Source data
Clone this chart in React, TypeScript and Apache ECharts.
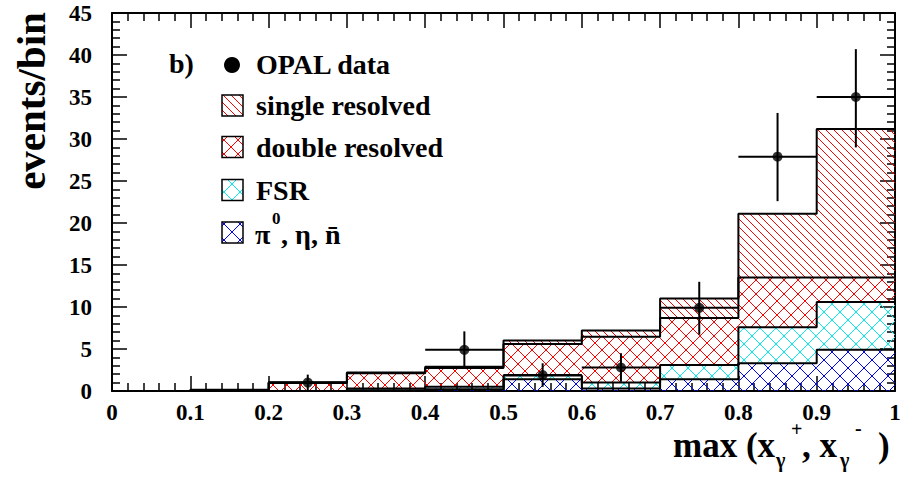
import React, { useEffect, useRef } from "react";
import * as echarts from "echarts";

// ---------------- data ----------------
const binEdges = [0, 0.1, 0.2, 0.3, 0.4, 0.5, 0.6, 0.7, 0.8, 0.9, 1.0];
// per-component bin contents (stacked bottom -> top)
const pionEtaNbar = [0, 0, 0, 0.1, 0.2, 1.4, 0.3, 1.4, 3.3, 4.9];
const fsr = [0, 0, 0, 0.2, 0.3, 0.45, 0.7, 1.7, 4.3, 5.7];
const doubleResolved = [0, 0.1, 0.95, 1.8, 2.25, 3.75, 5.45, 5.6, 5.9, 2.9];
const singleResolved = [0, 0.05, 0.08, 0.1, 0.15, 0.4, 0.75, 2.3, 7.6, 17.7];

// OPAL data points
const dataX = [0.25, 0.45, 0.55, 0.65, 0.75, 0.85, 0.95];
const dataY = [1.0, 4.9, 1.9, 2.8, 9.9, 27.9, 35.0];
const dataErrLow = [0, 2.75, 0.5, 1.1, 6.7, 22.6, 29.0];
const dataErrHigh = [1.95, 7.1, 3.3, 4.5, 13.0, 33.1, 40.7];

const xTickLabels = ["0", "0.1", "0.2", "0.3", "0.4", "0.5", "0.6", "0.7", "0.8", "0.9", "1"];
const yTickLabels = ["0", "5", "10", "15", "20", "25", "30", "35", "40", "45"];

const legendLabels = ["OPAL data", "single resolved", "double resolved", "FSR"];

// ---------------- styles ----------------
const FONT = "'Liberation Serif', serif";

type Comp = { values: number[]; color: string; dirs: number[]; d: number };
const components: Comp[] = [
  { values: pionEtaNbar, color: "#0000ff", dirs: [1, -1], d: 16 },
  { values: fsr, color: "#00eeee", dirs: [1, -1], d: 16 },
  { values: doubleResolved, color: "#ff0000", dirs: [1, -1], d: 14 },
  { values: singleResolved, color: "#ff0000", dirs: [1], d: 8 },
];

function hatch(xl: number, xr: number, yt: number, yb: number, d: number, dir: number) {
  const segs: number[][] = [];
  if (dir === 1) {
    const cmin = yt - xr, cmax = yb - xl;
    for (let k = Math.ceil(cmin / d); k <= Math.floor(cmax / d); k++) {
      const c = k * d;
      const xa = Math.max(xl, yt - c), xb = Math.min(xr, yb - c);
      if (xb > xa) segs.push([xa, xa + c, xb, xb + c]);
    }
  } else {
    const cmin = yt + xl, cmax = yb + xr;
    for (let k = Math.ceil(cmin / d); k <= Math.floor(cmax / d); k++) {
      const c = k * d;
      const xa = Math.max(xl, c - yb), xb = Math.min(xr, c - yt);
      if (xb > xa) segs.push([xa, c - xa, xb, c - xb]);
    }
  }
  return segs;
}

function hatchElements(xl: number, xr: number, yt: number, yb: number, comp: Comp) {
  const out: any[] = [];
  comp.dirs.forEach((dir) => {
    hatch(xl, xr, yt, yb, comp.d, dir).forEach((s) => {
      out.push({
        type: "line",
        shape: { x1: s[0], y1: s[1], x2: s[2], y2: s[3] },
        style: { stroke: comp.color, lineWidth: 1 },
        silent: true,
      });
    });
  });
  return out;
}

function buildOption() {
  // cumulative levels
  const cum: number[][] = [];
  components.forEach((c, k) => {
    cum.push(c.values.map((v, i) => v + (k > 0 ? cum[k - 1][i] : 0)));
  });

  const hatchSeries = components.map((comp, k) => ({
    type: "custom",
    z: 2,
    silent: true,
    data: comp.values.map((v, i) => [
      binEdges[i],
      binEdges[i + 1],
      k > 0 ? cum[k - 1][i] : 0,
      cum[k][i],
    ]),
    renderItem: (params: any, api: any) => {
      const x0 = api.value(0), x1 = api.value(1), lo = api.value(2), hi = api.value(3);
      const tl = api.coord([x0, hi]);
      const br = api.coord([x1, lo]);
      if (br[1] - tl[1] < 0.3) return { type: "group", children: [] };
      return { type: "group", children: hatchElements(tl[0], br[0], tl[1], br[1], comp) };
    },
  }));

  const stepSeries = cum.map((levels) => ({
    type: "line",
    step: "end",
    z: 3,
    silent: true,
    symbol: "none",
    lineStyle: { color: "#000", width: 2 },
    data: [...levels.map((v, i) => [binEdges[i], v]), [binEdges[binEdges.length - 1], levels[levels.length - 1]]],
  }));

  const errSeries = {
    type: "custom",
    z: 4,
    silent: true,
    data: dataX.map((x, i) => [x, dataY[i], dataErrLow[i], dataErrHigh[i], 0.05]),
    renderItem: (params: any, api: any) => {
      const x = api.value(0), y = api.value(1), lo = api.value(2), hi = api.value(3), hw = api.value(4);
      const pLo = api.coord([x, lo]);
      const pHi = api.coord([x, hi]);
      const pL = api.coord([x - hw, y]);
      const pR = api.coord([x + hw, y]);
      return {
        type: "group",
        children: [
          { type: "line", shape: { x1: pLo[0], y1: pLo[1], x2: pHi[0], y2: pHi[1] }, style: { stroke: "#000", lineWidth: 2 } },
          { type: "line", shape: { x1: pL[0], y1: pL[1], x2: pR[0], y2: pR[1] }, style: { stroke: "#000", lineWidth: 2 } },
        ],
      };
    },
  };

  const pointSeries = {
    type: "scatter",
    z: 5,
    silent: true,
    symbol: "circle",
    symbolSize: 10,
    itemStyle: { color: "#000" },
    data: dataX.map((x, i) => [x, dataY[i]]),
  };

  const axisCommon = {
    type: "value",
    axisLine: { show: true, onZero: false, lineStyle: { color: "#000", width: 2 } },
    axisTick: { show: true, inside: true, length: 15, lineStyle: { color: "#000", width: 1.5 } },
    minorTick: { show: true, splitNumber: 5, length: 8, lineStyle: { color: "#000", width: 1.5 } },
    splitLine: { show: false },
    minorSplitLine: { show: false },
  };
  const labelStyle = {
    color: "#000",
    fontFamily: "Liberation Serif",
    fontWeight: "bold",
    fontSize: 23,
    showMinLabel: true,
    showMaxLabel: true,
  };

  // legend graphics
  const gtext = (text: string, x: number, y: number, size: number, extra: any = {}) => ({
    type: "text",
    x,
    y,
    z: 20,
    style: {
      text,
      fill: "#000",
      font: `bold ${size}px ${FONT}`,
      align: "left",
      verticalAlign: "middle",
      textAlign: "left",
      textVerticalAlign: "middle",
      ...extra,
    },
  });

  const legendRows = [105.5, 147, 190, 232.5];
  const legendComps = [components[3], components[2], components[1], components[0]];
  const legendEls: any[] = [];
  legendRows.forEach((cy, r) => {
    const xl = 222, xr = 243, yt = cy - 10.5, yb = cy + 10.5;
    legendEls.push(...hatchElements(xl, xr, yt, yb, legendComps[r]).map((e) => ({ ...e, z: 19 })));
    legendEls.push({
      type: "rect",
      z: 20,
      shape: { x: xl, y: yt, width: xr - xl, height: yb - yt },
      style: { fill: "none", stroke: "#000", lineWidth: 1.5 },
    });
  });

  const graphic = [
    gtext("b)", 169, 63, 28),
    { type: "circle", z: 20, shape: { cx: 232, cy: 65, r: 8 }, style: { fill: "#000" } },
    gtext(legendLabels[0], 256, 64, 28),
    gtext(legendLabels[1], 256, 105, 28),
    gtext(legendLabels[2], 256, 147, 28),
    gtext(legendLabels[3], 256, 190, 28),
    gtext("π", 255, 234, 28),
    gtext("0", 272, 218, 17),
    gtext(", η, n\u0304", 281, 234, 28),
    ...legendEls,
    // y axis title
    {
      type: "text",
      x: 31,
      y: 101,
      rotation: Math.PI / 2,
      z: 20,
      style: {
        text: "events/bin",
        fill: "#000",
        font: `bold 41px ${FONT}`,
        align: "center",
        verticalAlign: "middle",
        textAlign: "center",
        textVerticalAlign: "middle",
      },
    },
    // x axis title pieces
    gtext("max (x", 673, 445, 35),
    gtext("γ", 776, 460, 20),
    gtext("+", 791, 429, 20),
    gtext(", x", 802, 445, 35),
    gtext("γ", 840, 460, 20),
    gtext("-", 855, 428, 20),
    gtext(")", 878, 445, 35),
  ];

  return {
    animation: false,
    backgroundColor: "#fff",
    grid: { left: 112, top: 13, width: 783, height: 378, containLabel: false },
    xAxis: [
      {
        ...axisCommon,
        position: "bottom",
        min: 0,
        max: 1,
        interval: 0.1,
        axisLabel: { ...labelStyle, margin: 10, formatter: (v: number) => xTickLabels[Math.round(v * 10)] ?? "" },
      },
      {
        ...axisCommon,
        position: "top",
        min: 0,
        max: 1,
        interval: 0.1,
        axisLabel: { show: false },
      },
    ],
    yAxis: [
      {
        ...axisCommon,
        position: "left",
        min: 0,
        max: 45,
        interval: 5,
        axisLabel: { ...labelStyle, margin: 20, formatter: (v: number) => yTickLabels[Math.round(v / 5)] ?? "" },
      },
      {
        ...axisCommon,
        position: "right",
        min: 0,
        max: 45,
        interval: 5,
        axisLabel: { show: false },
      },
    ],
    series: [...hatchSeries, ...stepSeries, errSeries, pointSeries],
    graphic,
  };
}

export default function App() {
  const ref = useRef<HTMLDivElement>(null);
  useEffect(() => {
    if (!ref.current) return;
    const chart = echarts.init(ref.current, undefined, { renderer: "svg" });
    chart.setOption(buildOption() as any);
    return () => chart.dispose();
  }, []);
  return (
    <div
      ref={ref}
      style={{ position: "fixed", left: 0, top: 0, width: 906, height: 479, background: "#fff" }}
    />
  );
}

What needs to be done
Please repeat exactly the data above from its first line to the line that contains "import * as", inclusive, and leave every picture out.

Answer to the task
Clone this chart in React, TypeScript and Apache ECharts.
import React, { useEffect, useRef } from "react";
import * as echarts from "echarts";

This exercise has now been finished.